Most people are familiar with seismic activity from tectonic plates and volcanoes, but neither was a likely suspect when part of Oulu, Finland, began shaking on Jan. 6, 2016. Instead, the tremors that damaged several structures were due to a unique combination of cold conditions that created a frost quake.
Frost quakes are not particularly rare, but they are harder to observe than traditional earthquakes. That is partially because frost quakes are smaller and have less energy, meaning they can’t be detected as far away. They also aren’t linked to any specific location like we see with tectonic plates. Instead, they can occur anywhere the air temperature drops quickly and the soil is saturated with water and is near freezing.
Fortunately, researchers were already monitoring soil and snow conditions near Oulu when the 2016 quake happened, allowing them to replicate conditions at the frost quake site, which was not possible before. CU Boulder Professor Roseanna Neupauer was part of a recent effort to develop new models with that data, the results of which are discussed in a new paper published in the Journal of Geophysical Research.
“The idea with modeling this process is that we can better understand what conditions they occur under and can predict – maybe not the precise location – but maybe the general area and things to look for ahead of them,” Neupauer said.
Neupauer said frost quakes occur when large amounts of water in soil freeze quickly.

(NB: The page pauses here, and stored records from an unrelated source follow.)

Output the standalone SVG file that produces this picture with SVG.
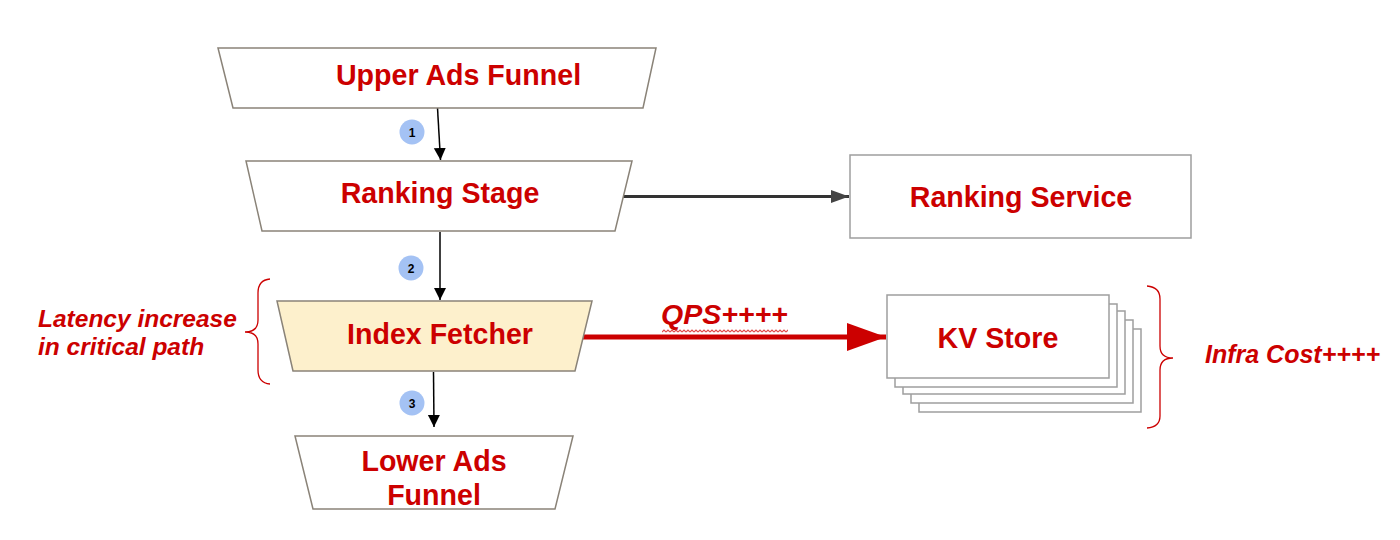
<svg xmlns="http://www.w3.org/2000/svg" width="1400" height="540" viewBox="0 0 1400 540">
<style>
.bg{fill:#ffffff}
.trap{fill:#ffffff;stroke:#8a8378;stroke-width:1.5}
.trapY{fill:#fdf0cc;stroke:#8a8378;stroke-width:1.5}
.box{fill:#ffffff;stroke:#9e9e9e;stroke-width:1.5}
.lbl{font-family:"Liberation Sans",Arial,sans-serif;font-weight:bold;fill:#cc0000;text-anchor:middle;font-size:28.6px}
.note{font-family:"Liberation Sans",Arial,sans-serif;font-weight:bold;font-style:italic;fill:#cc0000}
.badge{fill:#a4c2f4}
.bnum{font-family:"Liberation Sans",Arial,sans-serif;font-weight:bold;font-size:12px;fill:#000000;text-anchor:middle}
.flow{stroke:#000000;stroke-width:1.5;fill:none}
.brace{stroke:#cc0000;stroke-width:1.3;fill:none}
</style>
<defs>
<marker id="ah" markerUnits="userSpaceOnUse" markerWidth="12" markerHeight="14" refX="12" refY="6" orient="auto">
<path d="M0,0 L12,6 L0,12 Z" fill="#000000"/>
</marker>
<marker id="ahg" markerUnits="userSpaceOnUse" markerWidth="18" markerHeight="14" refX="18" refY="6.5" orient="auto">
<path d="M0,0 L18,6.5 L0,13 Z" fill="#444444"/>
</marker>
<marker id="ahr" markerUnits="userSpaceOnUse" markerWidth="40" markerHeight="30" refX="39" refY="14" orient="auto">
<path d="M0,0 L39,14 L0,28 Z" fill="#cc0000"/>
</marker>
<pattern id="wavy" patternUnits="userSpaceOnUse" x="662" y="329" width="4" height="4">
<path d="M0,3 L2,1 L4,3" stroke="#e04848" stroke-width="1.1" fill="none"/>
</pattern>
</defs>
<rect class="bg" x="0" y="0" width="1400" height="540"/>

<g id="connectors">
<line class="flow" x1="437.5" y1="108" x2="440.5" y2="160" marker-end="url(#ah)"/>
<line class="flow" x1="440" y1="232" x2="440" y2="300" marker-end="url(#ah)"/>
<line class="flow" x1="433.5" y1="372" x2="434" y2="427" marker-end="url(#ah)"/>
<line x1="622" y1="196.5" x2="849" y2="196.5" stroke="#333333" stroke-width="3" marker-end="url(#ahg)"/>
<line x1="583" y1="337" x2="886" y2="337" stroke="#cc0000" stroke-width="5" marker-end="url(#ahr)"/>
</g>

<g id="badge1"><circle class="badge" cx="412" cy="132" r="12.5"/><text class="bnum" x="412" y="136.5">1</text></g>
<g id="badge2"><circle class="badge" cx="411" cy="268" r="12.5"/><text class="bnum" x="411" y="272.5">2</text></g>
<g id="badge3"><circle class="badge" cx="412" cy="403" r="12.5"/><text class="bnum" x="412" y="407.5">3</text></g>

<g id="upper-ads-funnel">
<polygon class="trap" points="218,48 656,48 643,108 233,108"/>
<text class="lbl" x="458.5" y="85">Upper Ads Funnel</text>
</g>

<g id="ranking-stage">
<polygon class="trap" points="246,161 632,161 615,231 262,231"/>
<text class="lbl" x="440" y="203">Ranking Stage</text>
</g>

<g id="ranking-service">
<rect class="box" x="850" y="155" width="341" height="83"/>
<text class="lbl" x="1021" y="207">Ranking Service</text>
</g>

<g id="index-fetcher">
<polygon class="trapY" points="277,301 592,301 575,371 293,371"/>
<text class="lbl" x="440" y="344">Index Fetcher</text>
</g>

<g id="latency-note">
<path class="brace" d="M270,279 Q258,280 258,293 L258,320 Q258,332 245,332 Q258,332 258,344 L258,370 Q258,383 270,384"/>
<text class="note" x="38" y="327" font-size="24.5">Latency increase</text>
<text class="note" x="38" y="355" font-size="24.5">in critical path</text>
</g>

<g id="qps-label">
<text class="note" x="661" y="324" font-size="28.5">QPS++++</text>
<rect x="662" y="329" width="126" height="4" fill="url(#wavy)"/>
</g>

<g id="kv-store">
<rect class="box" x="919" y="329" width="222" height="83"/>
<rect class="box" x="911" y="320" width="222" height="83"/>
<rect class="box" x="903" y="311" width="222" height="83"/>
<rect class="box" x="895" y="304" width="222" height="83"/>
<rect class="box" x="887" y="295" width="222" height="83"/>
<text class="lbl" x="998" y="348">KV Store</text>
</g>

<g id="infra-note">
<path class="brace" d="M1147,286 Q1160,287 1160,299 L1160,346 Q1160,358 1173,358 Q1160,358 1160,370 L1160,416 Q1160,427 1147,428"/>
<text class="note" x="1205" y="363" font-size="25">Infra Cost++++</text>
</g>

<g id="lower-ads-funnel">
<polygon class="trap" points="295,436 573,436 555,509 313,509"/>
<text class="lbl" x="434" y="471">Lower Ads</text>
<text class="lbl" x="434" y="505">Funnel</text>
</g>
</svg>
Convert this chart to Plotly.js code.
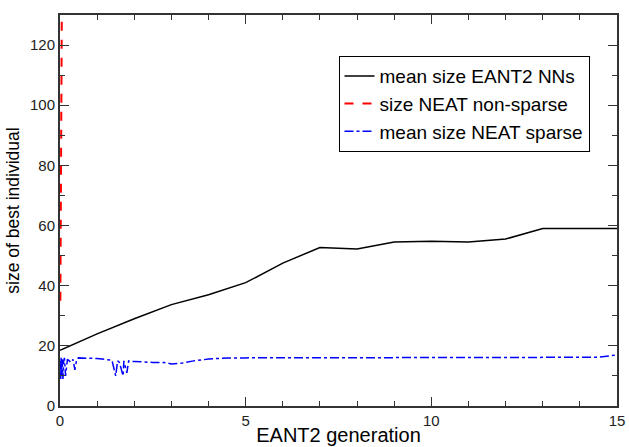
<!DOCTYPE html>
<html>
<head>
<meta charset="utf-8">
<script src="https://cdn.plot.ly/plotly-3.0.1.min.js"></script>
<style>html,body{margin:0;padding:0;background:#fff}#chart{width:629px;height:447px}</style>
</head>
<body>
<div id="chart"></div>
<script>
// mean size EANT2 NNs
var eantX = [0,1,2,3,4,5,6,7,8,9,10,11,12,13,14,15];
var eantY = [18.5,24,29,33.7,37,41,47.5,52.7,52.2,54.5,54.8,54.5,55.5,59,59,59];

// size NEAT non-sparse (compressed near x=0)
var neatX = [0.01,0.02,0.03,0.04,0.045,0.05];
var neatY = [35,60,85,105,125,135];

// mean size NEAT sparse
var sparseX = [0,0.02,0.03,0.05,0.06,0.08,0.1,0.12,0.15,0.2,0.3,0.35,0.4,0.45,0.5,0.6,0.8,1.0,1.2,1.4,1.5,1.55,1.6,1.7,1.72,1.8,1.85,1.9,2.0,2.2,2.5,2.8,3.0,3.3,3.6,4.0,4.5,5,6,7,8,9,10,11,12,13,14,14.5,15];
var sparseY = [15,9,16,10,15.5,9,15,16,10,15.5,14.5,15.5,12,15.5,16,16,15.8,15.8,15.5,15.2,10,15,14.5,10,15,11,15,14.8,14.8,14.6,14.5,14.5,14,14.3,15,15.6,16,16,16,16,16,16,16,16,16,16,16,16.2,17];

var traces = [
  {x: eantX, y: eantY, mode: 'lines', name: 'mean size EANT2 NNs',
   line: {color: '#000000', width: 1.5}},
  {x: neatX, y: neatY, mode: 'lines', name: 'size NEAT non-sparse',
   line: {color: '#ff0000', width: 2, dash: 'dash'}},
  {x: sparseX, y: sparseY, mode: 'lines', name: 'mean size NEAT sparse',
   line: {color: '#0000ff', width: 1.5, dash: 'dashdot'}}
];

var axisCommon = {
  showgrid: false, zeroline: false, showline: true, linecolor: '#333333', linewidth: 2,
  mirror: 'ticks', ticks: 'inside', ticklen: 9, tickwidth: 1, tickcolor: '#333333',
  tickfont: {family: 'Liberation Sans, Arial, sans-serif', size: 15, color: '#222'}
};

var layout = {
  width: 629, height: 447,
  margin: {l: 60, r: 12, t: 15, b: 41},
  paper_bgcolor: '#ffffff', plot_bgcolor: '#ffffff',
  showlegend: true,
  legend: {x: 0.5, y: 0.895, xanchor: 'left', yanchor: 'top',
    bgcolor: '#ffffff', bordercolor: '#000000', borderwidth: 1,
    font: {family: 'Liberation Sans, Arial, sans-serif', size: 19, color: '#000'},
    tracegroupgap: 0, itemwidth: 30},
  xaxis: Object.assign({}, axisCommon, {
    range: [0, 15], dtick: 5, tick0: 0,
    minor: {dtick: 1, ticks: 'inside', ticklen: 5, tickcolor: '#333333'},
    title: {text: 'EANT2 generation', standoff: 0,
      font: {family: 'Liberation Sans, Arial, sans-serif', size: 20, color: '#000'}}
  }),
  yaxis: Object.assign({}, axisCommon, {
    range: [0, 130], dtick: 20, tick0: 0,
    minor: {dtick: 10, ticks: 'inside', ticklen: 5, tickcolor: '#333333'},
    title: {text: 'size of best individual', standoff: 6,
      font: {family: 'Liberation Sans, Arial, sans-serif', size: 17.5, color: '#000'}}
  })
};

Plotly.newPlot('chart', traces, layout, {displayModeBar: false, staticPlot: true});
</script>
</body>
</html>
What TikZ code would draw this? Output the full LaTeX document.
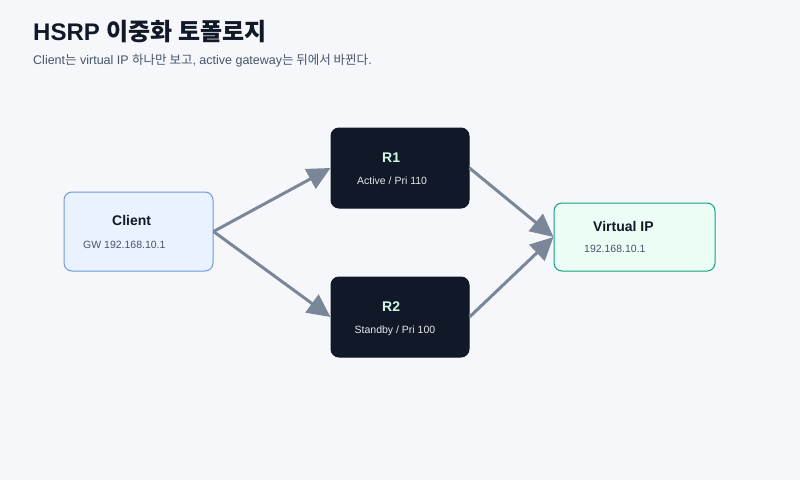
\documentclass[tikz,border=0pt]{standalone}
\usepackage{fontspec}
\setmainfont{Liberation Sans}
\newfontfamily\kr{Noto Sans CJK KR}
\usetikzlibrary{arrows.meta}
\definecolor{bgc}{HTML}{F6F7FB}
\definecolor{titlec}{HTML}{111827}
\definecolor{subc}{HTML}{475569}
\definecolor{darkbox}{HTML}{111827}
\definecolor{clientfill}{HTML}{EAF2FF}
\definecolor{clientdraw}{HTML}{6E9BE0}
\definecolor{vipfill}{HTML}{ECFDF5}
\definecolor{vipdraw}{HTML}{11A07F}
\definecolor{arrowc}{HTML}{7B8798}
\definecolor{mint}{HTML}{D1FAE5}
\definecolor{lightt}{HTML}{E5E7EB}
\tikzset{
  boxbase/.style={rectangle, rounded corners=8pt, inner sep=0pt, line width=1pt},
  clientbox/.style={boxbase, fill=clientfill, draw=clientdraw},
  routerbox/.style={boxbase, fill=darkbox, draw=darkbox},
  vipbox/.style={boxbase, fill=vipfill, draw=vipdraw},
  boxtitle/.style={anchor=base west, inner sep=0pt, font=\fontsize{14}{16}\selectfont\bfseries},
  boxsub/.style={anchor=base west, inner sep=0pt, font=\fontsize{10.5}{12}\selectfont},
  link/.style={draw=arrowc, line width=3pt, -{Triangle[length=23pt,width=22pt]}}
}
\begin{document}
\begin{tikzpicture}[x=1pt,y=-1pt]
\fill[bgc] (0,0) rectangle (800,480);
\useasboundingbox (0,0) rectangle (800,480);
% title
\node[anchor=base west, inner sep=0pt, text=titlec, font=\fontsize{24}{28}\selectfont\bfseries] (title) at (33,40) {HSRP {\kr\bfseries 이중화 토폴로지}};
\node[anchor=base west, inner sep=0pt, text=subc, font=\fontsize{12.5}{15}\selectfont] (subtitle) at (33,64) {Client{\kr 는} virtual IP {\kr 하나만 보고}, active gateway{\kr 는 뒤에서 바뀐다}.};
% boxes
\node[clientbox, minimum width=149pt, minimum height=79pt] (client) at (138.5,231.5) {};
\node[routerbox, minimum width=138pt, minimum height=80pt] (r1) at (400,168) {};
\node[routerbox, minimum width=138pt, minimum height=80pt] (r2) at (400,317) {};
\node[vipbox, minimum width=161pt, minimum height=68pt] (vip) at (634.5,237) {};
% labels
\node[boxtitle, text=titlec] (clientt) at (112,225) {Client};
\node[boxsub, text=subc] (clients) at (83,248) {GW 192.168.10.1};
\node[boxtitle, text=mint] (r1t) at (382,162) {R1};
\node[boxsub, text=lightt] (r1s) at (357,184) {Active / Pri 110};
\node[boxtitle, text=mint] (r2t) at (382,311) {R2};
\node[boxsub, text=lightt] (r2s) at (354.5,333) {Standby / Pri 100};
\node[boxtitle, text=titlec] (vipt) at (593,231) {Virtual IP};
\node[boxsub, text=subc] (vips) at (584,252) {192.168.10.1};
% links
\draw[link] (client.east) -- (r1.west);
\draw[link] (client.east) -- (r2.west);
\draw[link] (r1.east) -- (vip.west);
\draw[link] (r2.east) -- (vip.west);
\end{tikzpicture}
\end{document}
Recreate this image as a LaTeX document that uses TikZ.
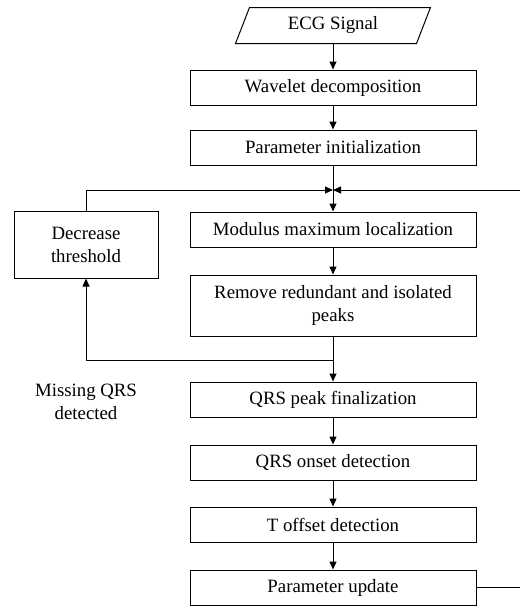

The ensuing soil expansion from that process puts pressure on the surrounding soil and bedrock which is frozen itself and can’t stretch further. That leads to potentially damaging tremors and fractures. The phenomenon is not exclusive to Finland, and several examples can be found across North America and the world, she said.
Neupauer is part of the Department of Civil, Environmental and Architectural Engineering and the Environmental Engineering Program at CU Boulder and worked on the project with partners at the Oulu Mining School of the University of Oulu. Her work included creating a model to calculate thermal stress in the soil based on soil temperature changes, which was coupled with a hydrological model to simulate snow accumulation and melt and a soil temperature model that was used to simulate conditions at different depths beneath the snowpack. She said she hopes to continue research in this area.
“I think the next steps are to explore what soils are likely to develop frost quakes,” she said. “And there may be some additional work looking at climate change effects that may change where we are seeing them.”